» GOAL: Each line from the top of the listing through the one holding "0.046, 0.015, 0.003]" should be restated word for word, with nothing added and no pictures.

» RECORDED INFORMATION:
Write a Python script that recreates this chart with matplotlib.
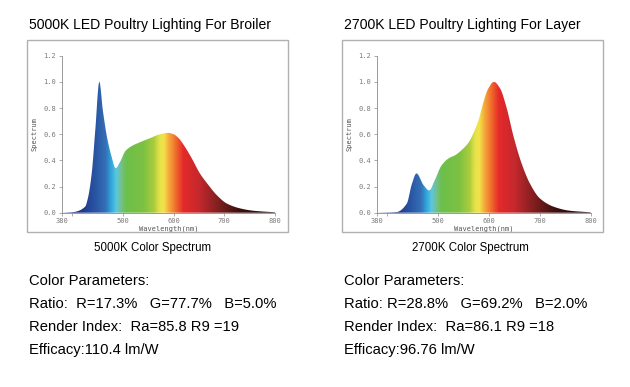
import numpy as np
import matplotlib
matplotlib.use("Agg")
import matplotlib.pyplot as plt
from matplotlib.colors import LinearSegmentedColormap
from matplotlib.patches import Polygon, Rectangle

# spectrum readings (wavelength nm, relative intensity)
wl_5000 = [380, 403, 426, 432, 439, 446, 454, 461, 469, 478, 486, 495, 505, 518, 535,
           554, 574, 590, 600, 610, 623, 636, 652, 669, 685, 705, 731, 757, 800]
sp_5000 = [0.0, 0.005, 0.046, 0.12, 0.30, 0.63, 1.0, 0.78, 0.58, 0.43, 0.34, 0.39, 0.47, 0.51, 0.54,
           0.57, 0.60, 0.61, 0.60, 0.57, 0.50, 0.415, 0.30, 0.21, 0.135, 0.07, 0.033, 0.015, 0.003]

wl_2700 = [380, 419, 439, 449, 458, 472, 483, 494, 507, 521, 534, 547, 560, 570, 580,
           589, 599, 610, 622, 635, 648, 664, 681, 700, 727, 759, 800]
sp_2700 = [0.0, 0.005, 0.07, 0.22, 0.30, 0.21, 0.17, 0.25, 0.36, 0.415, 0.44, 0.48, 0.535, 0.61, 0.71,
           0.84, 0.95, 1.0, 0.95, 0.80, 0.59, 0.38, 0.22, 0.11, 0.046, 0.015, 0.003]

titles = ["5000K LED Poultry Lighting For Broiler", "2700K LED Poultry Lighting For Layer"]
captions = ["5000K Color Spectrum", "2700K Color Spectrum"]
params = [
    ["Color Parameters:", "Ratio:  R=17.3%   G=77.7%   B=5.0%",
     "Render Index:  Ra=85.8 R9 =19", "Efficacy:110.4 lm/W"],
    ["Color Parameters:", "Ratio: R=28.8%   G=69.2%   B=2.0%",
     "Render Index:  Ra=86.1 R9 =18", "Efficacy:96.76 lm/W"],
]
x_ticks = [380, 400, 500, 600, 700, 800]
x_labels = ["380", "", "500", "600", "700", "800"]
y_ticks = [0.0, 0.2, 0.4, 0.6, 0.8, 1.0, 1.2]

# wavelength -> colour stops
stops = [(380, "#1b1f5e"), (420, "#1f3a8a"), (445, "#2a55a3"), (465, "#3470b6"),
         (476, "#2fa6dd"), (486, "#5cc8dd"), (496, "#74c08a"), (506, "#6cbf4a"),
         (540, "#7dc143"), (560, "#a9cc3c"), (572, "#e6e24a"), (580, "#f3e34a"),
         (590, "#f5a93b"), (604, "#ef6a2c"), (618, "#e52a2a"), (650, "#c4282e"),
         (690, "#7b1e1e"), (730, "#3b0f0f"), (800, "#180707")]
cmap = LinearSegmentedColormap.from_list(
    "spec", [((w - 380) / 420, c) for w, c in stops])


def pchip(x, y, xs):
    # monotone cubic through the read points, only for a smooth outline
    x = np.asarray(x, float)
    y = np.asarray(y, float)
    h = np.diff(x)
    d = np.diff(y) / h
    m = np.zeros_like(y)
    for k in range(1, len(x) - 1):
        if d[k - 1] * d[k] > 0:
            w1 = 2 * h[k] + h[k - 1]
            w2 = h[k] + 2 * h[k - 1]
            m[k] = (w1 + w2) / (w1 / d[k - 1] + w2 / d[k])
    m[0] = d[0]
    m[-1] = d[-1]
    idx = np.clip(np.searchsorted(x, xs) - 1, 0, len(x) - 2)
    t = (xs - x[idx]) / h[idx]
    h00 = 2 * t**3 - 3 * t**2 + 1
    h10 = t**3 - 2 * t**2 + t
    h01 = -2 * t**3 + 3 * t**2
    h11 = t**3 - t**2
    return h00 * y[idx] + h10 * h[idx] * m[idx] + h01 * y[idx + 1] + h11 * h[idx] * m[idx + 1]


fig = plt.figure(figsize=(6.3, 3.87), dpi=100)
mono = "DejaVu Sans Mono"
grey = "#7a7a7a"

ax_pos = [[0.098, 0.4504, 0.3387, 0.4057], [0.598, 0.4504, 0.3397, 0.4057]]
box_x = [0.0424, 0.5424]
cap_x = [0.242, 0.747]
data = [(wl_5000, sp_5000), (wl_2700, sp_2700)]

for i in range(2):
    fig.patches.append(Rectangle((box_x[i], 0.4005), 0.414, 0.496, transform=fig.transFigure,
                                 fill=False, edgecolor="#b0b0b0", linewidth=1.0))
    fig.text(box_x[i] + 0.004, 0.935, titles[i], fontsize=10.1, family="Liberation Sans",
             va="center", ha="left")
    fig.text(cap_x[i], 0.36, captions[i], fontsize=8.3, family="Liberation Sans",
             ha="center", va="center")
    for j, line in enumerate(params[i]):
        fig.text(box_x[i] + 0.004, 0.274 - j * 0.0595, line, fontsize=10.6,
                 family="Liberation Sans", va="center", ha="left")

    ax = fig.add_axes(ax_pos[i])
    wl, sp = data[i]
    xs = np.linspace(380, 800, 1200)
    ys = np.clip(pchip(wl, sp, xs), 0, None)
    verts = np.column_stack([np.r_[380, xs, 800], np.r_[0, ys, 0]])
    poly = Polygon(verts, closed=True, facecolor="none", edgecolor="none")
    ax.add_patch(poly)
    grad = np.linspace(0, 1, 420).reshape(1, -1)
    im = ax.imshow(grad, extent=[380, 800, 0, 1.2], aspect="auto", cmap=cmap,
                   origin="lower", interpolation="bilinear")
    im.set_clip_path(poly)

    ax.set_xlim(380, 800)
    ax.set_ylim(0, 1.2)
    ax.set_xticks(x_ticks)
    ax.set_xticklabels(x_labels)
    ax.set_yticks(y_ticks)
    ax.set_yticklabels(["%.1f" % v for v in y_ticks])
    for s in ["top", "right"]:
        ax.spines[s].set_visible(False)
    for s in ["left", "bottom"]:
        ax.spines[s].set_color("#8a8a8a")
        ax.spines[s].set_linewidth(0.6)
    ax.tick_params(length=2, width=0.5, color="#8a8a8a", labelsize=5,
                   labelcolor=grey, pad=2)
    for lab in ax.get_xticklabels() + ax.get_yticklabels():
        lab.set_family(mono)
    ax.set_xlabel("Wavelength(nm)", fontsize=5, family=mono, color="#555555", labelpad=1)
    ax.set_ylabel("Spectrum", fontsize=5, family=mono, color="#555555", labelpad=4)

fig.savefig("out.png", dpi=100)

» TASK OUTPUT:
Write a Python script that recreates this chart with matplotlib.
import numpy as np
import matplotlib
matplotlib.use("Agg")
import matplotlib.pyplot as plt
from matplotlib.colors import LinearSegmentedColormap
from matplotlib.patches import Polygon, Rectangle

# spectrum readings (wavelength nm, relative intensity)
wl_5000 = [380, 403, 426, 432, 439, 446, 454, 461, 469, 478, 486, 495, 505, 518, 535,
           554, 574, 590, 600, 610, 623, 636, 652, 669, 685, 705, 731, 757, 800]
sp_5000 = [0.0, 0.005, 0.046, 0.12, 0.30, 0.63, 1.0, 0.78, 0.58, 0.43, 0.34, 0.39, 0.47, 0.51, 0.54,
           0.57, 0.60, 0.61, 0.60, 0.57, 0.50, 0.415, 0.30, 0.21, 0.135, 0.07, 0.033, 0.015, 0.003]

wl_2700 = [380, 419, 439, 449, 458, 472, 483, 494, 507, 521, 534, 547, 560, 570, 580,
           589, 599, 610, 622, 635, 648, 664, 681, 700, 727, 759, 800]
sp_2700 = [0.0, 0.005, 0.07, 0.22, 0.30, 0.21, 0.17, 0.25, 0.36, 0.415, 0.44, 0.48, 0.535, 0.61, 0.71,
           0.84, 0.95, 1.0, 0.95, 0.80, 0.59, 0.38, 0.22, 0.11, 0.046, 0.015, 0.003]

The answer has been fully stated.